The longer people stay in a pub or restaurant, the more they spend. There’s even an official metric establishments use to measure how long customers loiter: “dwell time”. Increasing dwell time directly affects sales. According to research by PathIntelligence, prolonging dwell time by as little as 1 percent can increase customer spending.
There are many factors beyond a restaurant’s control that can affect dwell time, like the weather. Whilst controlling the weather may be wishful thinking, businesses can play around with their inhouse entertainment options, which can have a significant impact on how long your guests stick around. Rossmeisl points out that his customers spend as much as two to three hours flitting between the various entertainment options, which includes arcade machines. In comparison, the average restaurant goer only sticks around for 45 to 60 minutes.
Keyboards can’t compare to the feel of joysticks and buttons. That’s why owning an arcade cabinet is the dream for many retro game fans, especially those who grew up when video games were growing up themselves in the ‘80s and ‘90s. Yet many are intimidated by the sheer bulk of the machines and the large catalogue of games available–how do you choose between iconic games like Pacman and Donkey Kong?
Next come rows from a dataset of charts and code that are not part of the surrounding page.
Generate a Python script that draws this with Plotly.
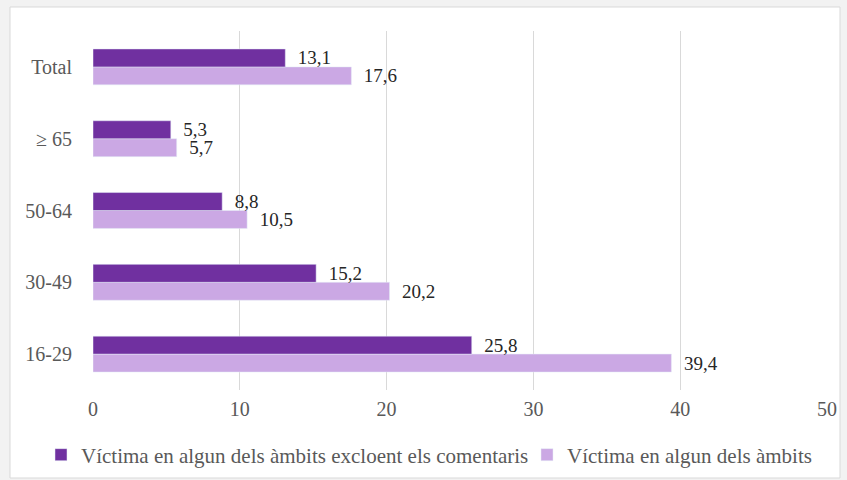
import plotly.graph_objects as go

categories = ["16-29", "30-49", "50-64", "≥ 65", "Total"]
excl_comments = [25.8, 15.2, 8.8, 5.3, 13.1]
all_areas = [39.4, 20.2, 10.5, 5.7, 17.6]
name_excl = "Víctima en algun dels àmbits excloent els comentaris"
name_all = "Víctima en algun dels àmbits"

font = "'Liberation Serif', 'Times New Roman', 'DejaVu Serif', serif"
fs = 20
lfs = 21
fig = go.Figure()
fig.add_trace(go.Bar(
    y=categories, x=all_areas, orientation="h", name=name_all,
    marker=dict(color="#CBA8E4"), text=all_areas,
    texttemplate="  %{x:.1f}", textposition="outside", cliponaxis=False,
    constraintext="none", legend="legend2",
    textfont=dict(family=font, size=19, color="#262626"),
))
fig.add_trace(go.Bar(
    y=categories, x=excl_comments, orientation="h", name=name_excl,
    marker=dict(color="#7030A0"), text=excl_comments,
    texttemplate="  %{x:.1f}", textposition="outside", cliponaxis=False,
    constraintext="none", legend="legend",
    textfont=dict(family=font, size=19, color="#262626"),
))

leg_common = dict(orientation="h", xref="container", xanchor="left",
                  y=-0.181, yanchor="middle",
                  font=dict(family=font, size=lfs, color="#595959"),
                  itemwidth=30, bgcolor="rgba(0,0,0,0)")
fig.update_layout(
    width=847, height=480,
    margin=dict(l=93, r=20, t=31, b=90, autoexpand=False),
    barmode="group", bargap=0.5, bargroupgap=0,
    separators=", ",
    paper_bgcolor="#f2f2f2", plot_bgcolor="rgba(0,0,0,0)",
    font=dict(family=font, size=fs, color="#595959"),
    legend=dict(x=41 / 847, **leg_common),
    legend2=dict(x=527 / 847, **leg_common),
    showlegend=True,
    shapes=[dict(type="rect", xref="paper", yref="paper", layer="below",
                 x0=-83/734, x1=1 + 13/734, y0=-88/359, y1=1 + 24/359,
                 fillcolor="white", line=dict(color="#d9d9d9", width=1))],
)
fig.update_xaxes(range=[0, 50], dtick=10, showgrid=True, gridcolor="#d9d9d9",
                 zeroline=False, ticks="", showline=False, ticklabelstandoff=5,
                 tickfont=dict(family=font, size=fs, color="#595959"))
fig.update_yaxes(showgrid=False, ticks="", ticklabelstandoff=20, automargin=False,
                 tickfont=dict(family=font, size=fs, color="#595959"))

fig.write_html("out.html", post_script="document.body.style.margin='0';",
               config={"displayModeBar": False})
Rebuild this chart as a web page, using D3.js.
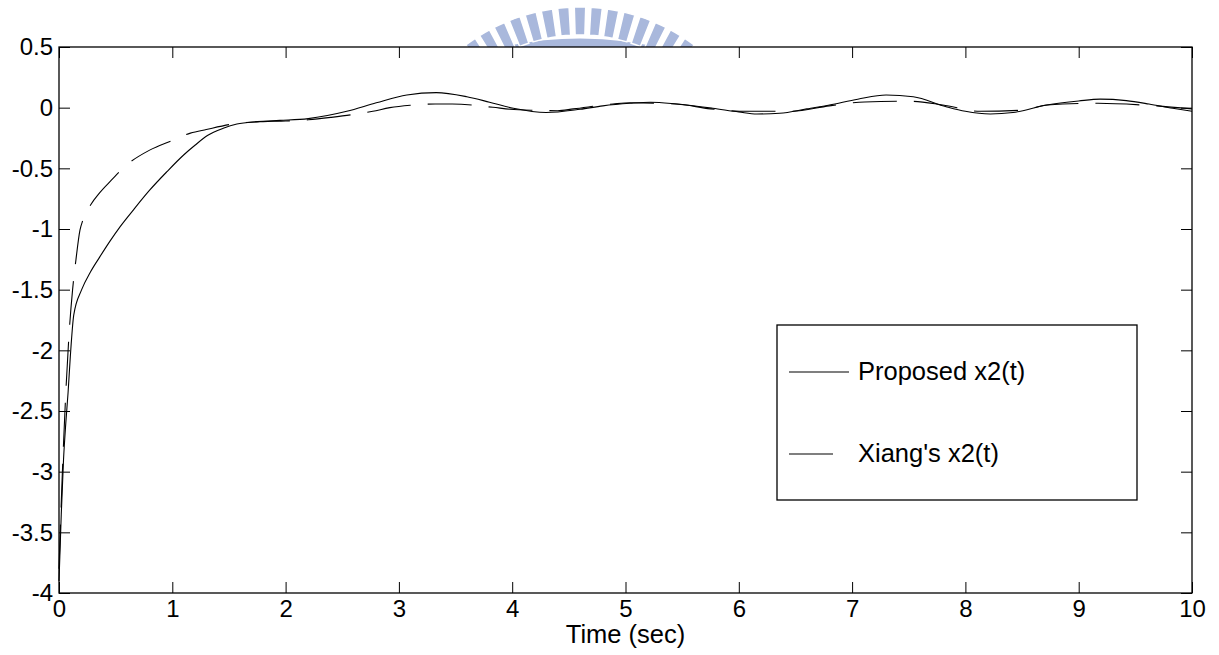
<!DOCTYPE html>
<html>
<head>
<meta charset="utf-8">
<script src="https://cdn.jsdelivr.net/npm/d3@7"></script>
<style>
  body { margin: 0; background: #fff; }
  svg { display: block; font-family: "Liberation Sans", Arial, sans-serif; }
</style>
</head>
<body>
<svg width="1219" height="655"></svg>
<script>
// proposed x2(t), solid line
var propT = [0, 0.02, 0.04, 0.06, 0.08, 0.1, 0.13, 0.2, 0.28, 0.36, 0.45, 0.54, 0.65, 0.8, 0.95,
  1.1, 1.2, 1.31, 1.45, 1.57, 1.75, 1.95, 2.2, 2.54, 2.8, 3.07, 3.33, 3.6, 3.8, 4.01, 4.3, 4.6,
  4.8, 5.04, 5.22, 5.45, 5.77, 6.0, 6.16, 6.36, 6.6, 6.8, 7.05, 7.3, 7.54, 7.83, 8.0, 8.22, 8.42,
  8.72, 9.0, 9.19, 9.42, 9.62, 9.83, 10];
var propV = [-3.9, -3.35, -2.9, -2.6, -2.35, -2.05, -1.71, -1.5, -1.35, -1.23, -1.1, -0.98, -0.85,
  -0.68, -0.53, -0.39, -0.31, -0.23, -0.17, -0.135, -0.115, -0.105, -0.09, -0.03, 0.04, 0.105, 0.124,
  0.09, 0.045, -0.005, -0.04, -0.013, 0.015, 0.036, 0.045, 0.03, -0.005, -0.035, -0.052, -0.046,
  -0.01, 0.022, 0.07, 0.105, 0.09, 0.008, -0.03, -0.052, -0.04, 0.022, 0.055, 0.07, 0.058, 0.03,
  -0.005, -0.03];

// Xiang's x2(t), dashed line
var xiangT = [0, 0.03, 0.06, 0.09, 0.12, 0.15, 0.185, 0.21, 0.28, 0.36, 0.46, 0.6, 0.8, 1.0, 1.16,
  1.3, 1.57, 1.8, 2.0, 2.2, 2.4, 2.77, 2.92, 3.1, 3.32, 3.47, 3.83, 3.98, 4.2, 4.4, 4.54, 4.89,
  5.04, 5.45, 5.75, 6.07, 6.45, 6.8, 7.11, 7.51, 7.8, 8.13, 8.51, 8.72, 9.17, 9.56, 10];
var xiangV = [-3.8, -3.0, -2.35, -1.85, -1.5, -1.25, -1.01, -0.93, -0.8, -0.7, -0.6, -0.47, -0.35,
  -0.27, -0.21, -0.18, -0.13, -0.115, -0.11, -0.1, -0.08, -0.03, 0.0, 0.02, 0.03, 0.03, 0.003,
  -0.013, -0.022, -0.025, -0.01, 0.03, 0.04, 0.03, -0.01, -0.03, -0.03, 0.015, 0.047, 0.053,
  0.022, -0.03, -0.02, 0.022, 0.036, 0.022, -0.01];

var xTicks = [0, 1, 2, 3, 4, 5, 6, 7, 8, 9, 10];
var yTicks = [-4, -3.5, -3, -2.5, -2, -1.5, -1, -0.5, 0, 0.5];
var legendLabels = ["Proposed x2(t)", "Xiang's x2(t)"];

var svg = d3.select("svg"),
    margin = {top: 47, right: 27, bottom: 62, left: 59},
    width = +svg.attr("width") - margin.left - margin.right,
    height = +svg.attr("height") - margin.top - margin.bottom;

// faint logo peeking out above the axes
svg.append("path")
    .attr("fill", "#a9b8dc")
    .attr("d", "M490,50 Q580,27 670,50 Z");
var logo = svg.append("g").attr("transform", "translate(580,198)");
var arcGen = d3.arc();
d3.range(-7, 8).forEach(function(i) {
  var a = i * 5 * Math.PI / 180;
  logo.append("path")
      .attr("fill", "#a9b8dc")
      .attr("stroke", "#fff")
      .attr("stroke-width", 1.5)
      .attr("d", arcGen({innerRadius: 163, outerRadius: 191,
        startAngle: a - 0.03, endAngle: a + 0.03}));
});

var g = svg.append("g").attr("transform", "translate(" + margin.left + "," + margin.top + ")");

g.append("rect").attr("width", width).attr("height", height).attr("fill", "#fff");

var x = d3.scaleLinear().domain([0, 10]).range([0, width]);
var y = d3.scaleLinear().domain([-4, 0.5]).range([height, 0]);

var fmt = function(d) { return String(d); };

g.append("g")
    .attr("transform", "translate(0," + height + ")")
    .call(d3.axisBottom(x).tickValues(xTicks).tickFormat(fmt).tickSizeInner(-11).tickSizeOuter(0).tickPadding(7));
g.append("g")
    .call(d3.axisLeft(y).tickValues(yTicks).tickFormat(fmt).tickSizeInner(-11).tickSizeOuter(0).tickPadding(6));
g.append("g")
    .call(d3.axisTop(x).tickValues(xTicks).tickFormat("").tickSizeInner(-11).tickSizeOuter(0));
g.append("g")
    .attr("transform", "translate(" + width + ",0)")
    .call(d3.axisRight(y).tickValues(yTicks).tickFormat("").tickSizeInner(-11).tickSizeOuter(0));

g.selectAll(".domain").remove();
g.selectAll(".tick line").attr("stroke", "#000");
g.selectAll(".tick text").attr("fill", "#000").attr("font-size", 24)
    .attr("font-family", "Liberation Sans, Arial, sans-serif");

g.append("rect")
    .attr("width", width)
    .attr("height", height)
    .attr("fill", "none")
    .attr("stroke", "#000")
    .attr("stroke-width", 1.3);

var line = d3.line()
    .x(function(d) { return x(d[0]); })
    .y(function(d) { return y(d[1]); })
    .curve(d3.curveMonotoneX);

g.append("path")
    .datum(d3.zip(propT, propV))
    .attr("fill", "none")
    .attr("stroke", "#000")
    .attr("stroke-width", 1.1)
    .attr("d", line);

g.append("path")
    .datum(d3.zip(xiangT, xiangV))
    .attr("fill", "none")
    .attr("stroke", "#000")
    .attr("stroke-width", 1.1)
    .attr("stroke-dasharray", "44,17")
    .attr("d", line);

svg.append("text")
    .attr("x", margin.left + width / 2)
    .attr("y", 643)
    .attr("text-anchor", "middle")
    .attr("font-size", 25.5)
    .text("Time (sec)");

// legend
var legend = svg.append("g").attr("transform", "translate(777,325)");
legend.append("rect")
    .attr("width", 360)
    .attr("height", 175)
    .attr("fill", "#fff")
    .attr("stroke", "#000")
    .attr("stroke-width", 1.3);

var item = legend.selectAll(".item")
    .data(legendLabels)
    .enter().append("g")
      .attr("transform", function(d, i) { return "translate(0," + (47 + i * 82) + ")"; });

item.append("line")
    .attr("x1", 12)
    .attr("x2", function(d, i) { return i ? 56 : 72; })
    .attr("stroke", "#000")
    .attr("stroke-width", 1.1)
    .attr("stroke-dasharray", function(d, i) { return i ? "44,17" : null; });

item.append("text")
    .attr("x", 81)
    .attr("y", 8)
    .attr("font-size", 25.5)
    .text(function(d) { return d; });
</script>
</body>
</html>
Thanks to emulators, you don’t have to. Arcade cabinets today can be loaded with hundreds of games. They also come in different shapes and sizes, which makes limited floor space less of a problem. Bartop machines, for instance, can easily live on your desk.
No longer just a source of entertainment, arcade machines are finding a new lease on life outside arcades. The versatility of builds and powerful emulation technology makes it possible to experience the classics in the way they were meant to be played–and to devise new ways to fit them into our lives.